Quand nous avons publié le test très positif de Resident Evil 6, l'auteur a dû subir la vindicte des lecteurs, et n'a pas été loin de se faire insulter, alors qu'il explique très bien pourquoi il a aimé le jeu. Pour être tranquille il aurait dû pondre le test attendu, c'est-à-dire un texte mesuré qui donnerait satisfaction à tout le monde. Mais parmi ceux qui ont critiqué sa prose, combien ont vraiment lu ce test ? Combien se sont juste arrêtés à la note, lisant tout au plus la conclusion ? Heureusement, dans ce débat, d'autres lecteurs ont prouvé qu'il était possible de respecter les opinions diversifiées.

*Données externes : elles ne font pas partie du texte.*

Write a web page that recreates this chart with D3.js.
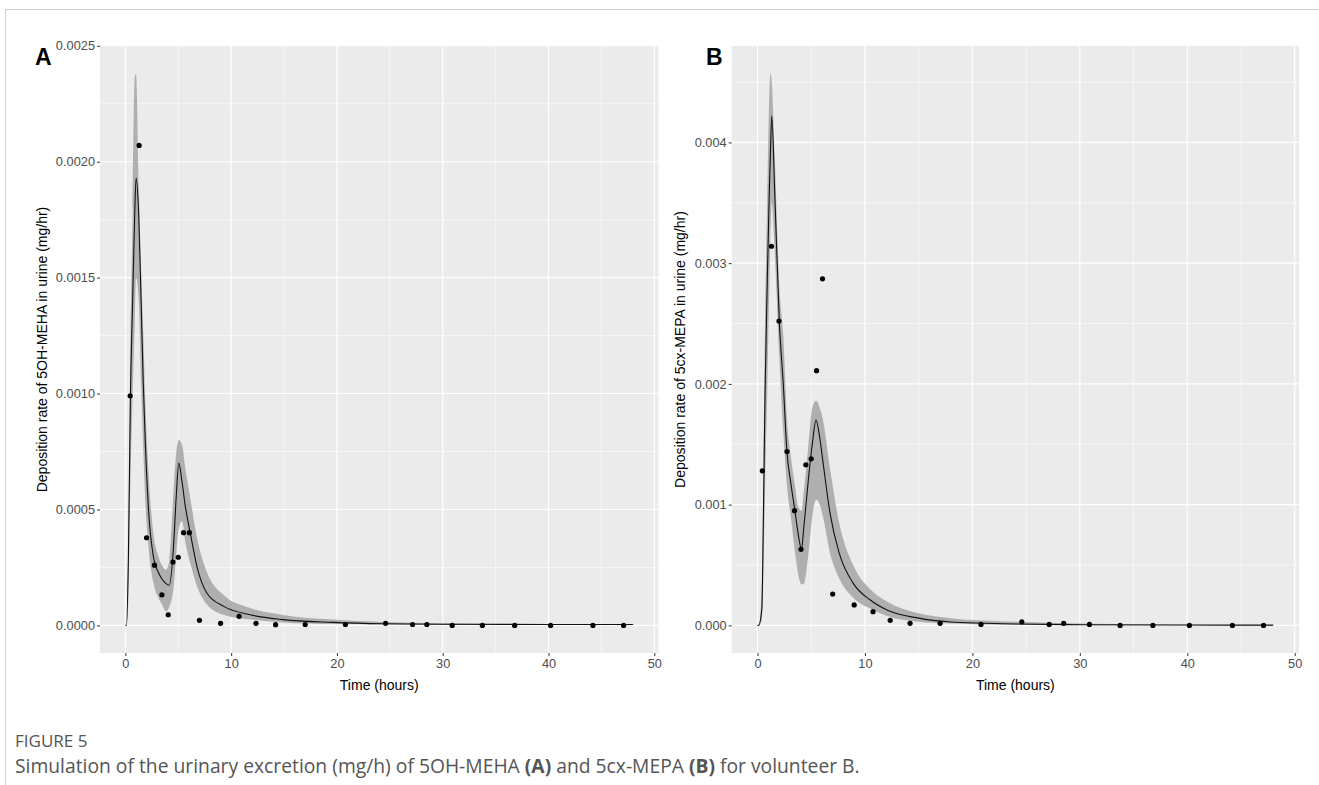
<!DOCTYPE html>
<html>
<head>
<meta charset="utf-8">
<script src="https://cdn.jsdelivr.net/npm/d3@7"></script>
<style>
  body { margin: 0; background: #fff; }
  svg { display: block; }
</style>
</head>
<body>
<svg width="1319" height="785"></svg>
<script>
// measured urine samples (hours), same sampling times for both metabolites
const obsTime = [0.45, 1.3, 2.0, 2.75, 3.45, 4.05, 4.5, 5.0, 5.5, 6.05, 7.0, 9.0, 10.75, 12.35, 14.2, 17.0,
  20.8, 24.6, 27.15, 28.5, 30.9, 33.75, 36.8, 40.2, 44.2, 47.1];
const obsA = [0.00099, 0.00207, 0.000378, 0.00026, 0.000132, 0.000046, 0.000273, 0.000294, 0.0004, 0.0004,
  0.000022, 0.000009, 0.000039, 0.000009, 0.000003, 0.000004, 0.000004, 0.000009, 0.000004, 0.000004,
  0, 0, 0, 0, 0, 0];
const obsB = [0.00128, 0.00314, 0.00252, 0.00144, 0.00095, 0.00063, 0.00133, 0.00138, 0.00211, 0.00287,
  0.00026, 0.00017, 0.000114, 0.000042, 0.000017, 0.000017, 0.000008, 0.00003, 0.000008, 0.000017,
  0.000008, 0, 0, 0, 0, 0];

// simulated curve + band, 5OH-MEHA
const simTimeA = [0, 0.1, 0.28, 0.47, 0.69, 0.88, 1.01, 1.26, 1.48, 1.7, 1.9, 2.2, 2.67, 3.1, 3.46, 3.85,
  4.15, 4.55, 4.8, 5.05, 5.35, 5.66, 6.13, 6.76, 7.7, 9.3, 11.8, 14.9, 19.6, 24.4, 30, 40, 48];
const simA = [0, 0, 0.00028, 0.00097, 0.00141, 0.00177, 0.00193, 0.00177, 0.00141, 0.00103, 0.00077, 0.00049,
  0.00029, 0.00023, 0.0002, 0.00018, 0.000173, 0.00034, 0.00055, 0.0007, 0.00062, 0.000515, 0.0004,
  0.000255, 0.00014, 0.000082, 0.000046, 0.000025, 0.000013, 0.000007, 0.000005, 0.000004, 0.000004];
const simLoA = [0, 0, 0.0001, 0.0006, 0.001, 0.0013, 0.0015, 0.0014, 0.00105, 0.00075, 0.00052, 0.00033,
  0.00018, 0.00012, 0.00009, 0.00006, 0.00008, 0.00016, 0.0003, 0.00042, 0.00045, 0.00036, 0.00027,
  0.00017, 0.00009, 0.000045, 0.000025, 0.000013, 0.000006, 0.000004, 0.000003, 0.000003, 0.000003];
const simHiA = [0, 0, 0.0004, 0.0012, 0.0018, 0.00236, 0.00238, 0.0019, 0.00155, 0.00125, 0.00095, 0.00065,
  0.00039, 0.0003, 0.00026, 0.00024, 0.00028, 0.00058, 0.00074, 0.0008, 0.00078, 0.00068, 0.00055,
  0.00038, 0.00023, 0.00013, 0.000075, 0.000045, 0.000025, 0.000015, 0.000009, 0.000005, 0.000005];

// simulated curve + band, 5cx-MEPA
const simTimeB = [0, 0.1, 0.4, 0.55, 0.7, 0.9, 1.1, 1.2, 1.33, 1.6, 2.04, 2.4, 2.75, 3.1, 3.5, 3.8, 4.1, 4.3,
  4.75, 5.1, 5.45, 5.8, 6.1, 6.75, 7.6, 8.9, 10.5, 12, 15, 18, 21, 24, 30, 40, 48];
const simB = [0, 0, 0.00013, 0.0009, 0.0019, 0.0028, 0.0036, 0.0039, 0.00422, 0.0036, 0.0025, 0.002, 0.00143,
  0.00118, 0.00094, 0.00075, 0.00063, 0.0008, 0.00122, 0.0015, 0.0017, 0.00155, 0.00135, 0.00093, 0.0006,
  0.00035, 0.00021, 0.00013, 0.00006, 0.000028, 0.000018, 0.000012, 0.000006, 0.000003, 0.000002];
const simLoB = [0, 0, 0.00005, 0.0004, 0.0011, 0.0019, 0.0028, 0.0032, 0.0035, 0.0031, 0.0022, 0.0016, 0.00115,
  0.0009, 0.0006, 0.00042, 0.00034, 0.00034, 0.0006, 0.0009, 0.00104, 0.001, 0.0009, 0.0006, 0.00039,
  0.00023, 0.00014, 0.00008, 0.00003, 0.000015, 0.000008, 0.000005, 0.000003, 0.000001, 0.000001];
const simHiB = [0, 0, 0.0003, 0.0013, 0.0025, 0.0035, 0.0044, 0.00457, 0.0045, 0.0039, 0.0028, 0.0024, 0.0017,
  0.0014, 0.00115, 0.00098, 0.00095, 0.0011, 0.0015, 0.0018, 0.00186, 0.0018, 0.0017, 0.0013, 0.00085,
  0.0005, 0.0003, 0.0002, 0.0001, 0.00006, 0.00004, 0.00003, 0.000015, 0.000006, 0.000004];

const xTicks = [0, 10, 20, 30, 40, 50];
const yTicksA = [0, 0.0005, 0.001, 0.0015, 0.002, 0.0025];
const yTicksB = [0, 0.001, 0.002, 0.003, 0.004];

let svg = d3.select("svg");
const font = "'Liberation Sans', Arial, sans-serif";

// figure frame (top + left rule)
svg.append("line").attr("x1", 5).attr("x2", 1319).attr("y1", 9.5).attr("y2", 9.5)
  .style("stroke", "#d0d0d0");
svg.append("line").attr("x1", 5.5).attr("x2", 5.5).attr("y1", 9).attr("y2", 785)
  .style("stroke", "#d0d0d0");

// ggplot style 5% expansion
function expand(ext) {
  let pad = (ext[1] - ext[0]) * 0.05;
  return [ext[0] - pad, ext[1] + pad];
}

// minor breaks halfway between majors
function minors(ticks, domain) {
  let step = ticks[1] - ticks[0];
  let out = [];
  for (let i = -1; i < ticks.length; i++) {
    let v = ticks[0] + step * (i + 0.5);
    if (v > domain[0] && v < domain[1]) out.push(v);
  }
  return out;
}

function drawPanel(p) {
  let top = 46, bottom = 653;
  let x = d3.scaleLinear().domain(expand(d3.extent(p.simTime))).range([p.left, p.right]);
  let yExt = d3.extent(p.lo.concat(p.hi, p.obs));
  let y = d3.scaleLinear().domain(expand(yExt)).range([bottom, top]);

  let g = svg.append("g");

  g.append("rect")
    .attr("x", p.left).attr("y", top)
    .attr("width", p.right - p.left).attr("height", bottom - top)
    .attr("fill", "#ebebeb");

  // grid
  g.append("g").selectAll("line")
    .data(minors(p.yTicks, y.domain()))
    .enter().append("line")
    .attr("x1", p.left).attr("x2", p.right)
    .attr("y1", (d) => y(d)).attr("y2", (d) => y(d))
    .style("stroke", "#fff").attr("stroke-width", 0.55);
  g.append("g").selectAll("line")
    .data(minors(xTicks, x.domain()))
    .enter().append("line")
    .attr("y1", top).attr("y2", bottom)
    .attr("x1", (d) => x(d)).attr("x2", (d) => x(d))
    .style("stroke", "#fff").attr("stroke-width", 0.55);
  g.append("g").selectAll("line")
    .data(p.yTicks)
    .enter().append("line")
    .attr("x1", p.left).attr("x2", p.right)
    .attr("y1", (d) => y(d)).attr("y2", (d) => y(d))
    .style("stroke", "#fff").attr("stroke-width", 1.1);
  g.append("g").selectAll("line")
    .data(xTicks)
    .enter().append("line")
    .attr("y1", top).attr("y2", bottom)
    .attr("x1", (d) => x(d)).attr("x2", (d) => x(d))
    .style("stroke", "#fff").attr("stroke-width", 1.1);

  let sim = p.simTime.map((t, i) => ({ t: t, v: p.sim[i], lo: p.lo[i], hi: p.hi[i] }));

  let band = d3.area()
    .curve(d3.curveMonotoneX)
    .x((d) => x(d.t))
    .y0((d) => y(d.lo))
    .y1((d) => y(d.hi));
  g.append("path").datum(sim).attr("d", band).attr("fill", "#afafaf");

  let line = d3.line().curve(d3.curveMonotoneX).x((d) => x(d.t)).y((d) => y(d.v));
  g.append("path").datum(sim).attr("d", line)
    .attr("fill", "none").style("stroke", "#111").attr("stroke-width", 1.1);

  g.append("g").selectAll("circle")
    .data(obsTime.map((t, i) => ({ t: t, v: p.obs[i] })))
    .enter().append("circle")
    .attr("cx", (d) => x(d.t)).attr("cy", (d) => y(d.v))
    .attr("r", 2.6).attr("fill", "#000");

  // axes
  let xAxis = g.append("g").attr("transform", `translate(0,${bottom})`)
    .call(d3.axisBottom(x).tickValues(xTicks).tickSize(3).tickPadding(3));
  let yAxis = g.append("g").attr("transform", `translate(${p.left},0)`)
    .call(d3.axisLeft(y).tickValues(p.yTicks).tickSize(3).tickPadding(2).tickFormat(d3.format(p.fmt)));
  [xAxis, yAxis].forEach((a) => {
    a.select(".domain").remove();
    a.selectAll(".tick line").style("stroke", "#333");
    a.selectAll(".tick text").style("fill", "#4d4d4d")
      .style("font-family", font).style("font-size", "12.8px");
  });

  g.append("text")
    .attr("x", (p.left + p.right) / 2).attr("y", 690)
    .attr("text-anchor", "middle")
    .style("font-family", font).style("font-size", "14px")
    .text("Time (hours)");

  g.append("text")
    .attr("transform", `translate(${p.titleX},${(top + bottom) / 2}) rotate(-90)`)
    .attr("text-anchor", "middle")
    .style("font-family", font).style("font-size", "14px")
    .text(p.yTitle);

  g.append("text")
    .attr("x", p.tagX).attr("y", 65)
    .style("font-family", font).style("font-size", "23px").style("font-weight", "bold")
    .text(p.tag);
}

drawPanel({
  tag: "A", tagX: 35, left: 100, right: 658.5, titleX: 47,
  simTime: simTimeA, sim: simA, lo: simLoA, hi: simHiA, obs: obsA,
  yTicks: yTicksA, fmt: ".4f",
  yTitle: "Deposition rate of 5OH-MEHA in urine (mg/hr)"
});
drawPanel({
  tag: "B", tagX: 706, left: 731.7, right: 1299, titleX: 685,
  simTime: simTimeB, sim: simB, lo: simLoB, hi: simHiB, obs: obsB,
  yTicks: yTicksB, fmt: ".3f",
  yTitle: "Deposition rate of 5cx-MEPA in urine (mg/hr)"
});

// caption
const capFont = "'Open Sans', 'Noto Sans', sans-serif";
svg.append("text")
  .attr("x", 15).attr("y", 747)
  .style("font-family", capFont).style("font-size", "17px").style("fill", "#555")
  .text("FIGURE 5");

let cap = svg.append("text")
  .attr("x", 15).attr("y", 773)
  .style("font-family", capFont).style("font-size", "19.3px").style("fill", "#555");
cap.append("tspan").text("Simulation of the urinary excretion (mg/h) of 5OH-MEHA ");
cap.append("tspan").style("font-weight", "bold").text("(A)");
cap.append("tspan").text(" and 5cx-MEPA ");
cap.append("tspan").style("font-weight", "bold").text("(B)");
cap.append("tspan").text(" for volunteer B.");
</script>
</body>
</html>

Une solution serait donc, et c'est ce à quoi il faut répondre dans le sondage, de simplement supprimer les notes. Le débat se focalise là-dessus, comme si cela résumait de façon définitive un jeu, réduit à un nombre de manettes. Notion scolaire, et donc plutôt puérile, qu'on pourrait peut-être dépasser. Les lecteurs seraient donc "obligés" de VRAIMENT lire le test, et y trouveraient les réponses qu'ils attendent. Qu'ils soient d'accord ou pas, ils y trouveraient un avis, pas juste une moyenne. Quand on demande l'avis de quelqu'un, c'est pour qu'il réponde quelque chose de moyen et attendu, ou bien pour connaître son opinion ? Nous sommes plusieurs à penser à la Rédaction que le public d'Xboxygen est suffisamment mature pour voir au-delà d'un simple avis chiffré. Peut-être qu'on se fait des idées, ou peut-être n’êtes vous absolument pas d’accord avec moi et que vous pensez qu’il n’y a rien de puérile à mettre une note à un jeu ! A vous de nous le dire, car après tout, si nous passons tant d'heures sur tant de jeux, puis devant nos claviers pour rédiger nos tests, c'est avant tout pour vous.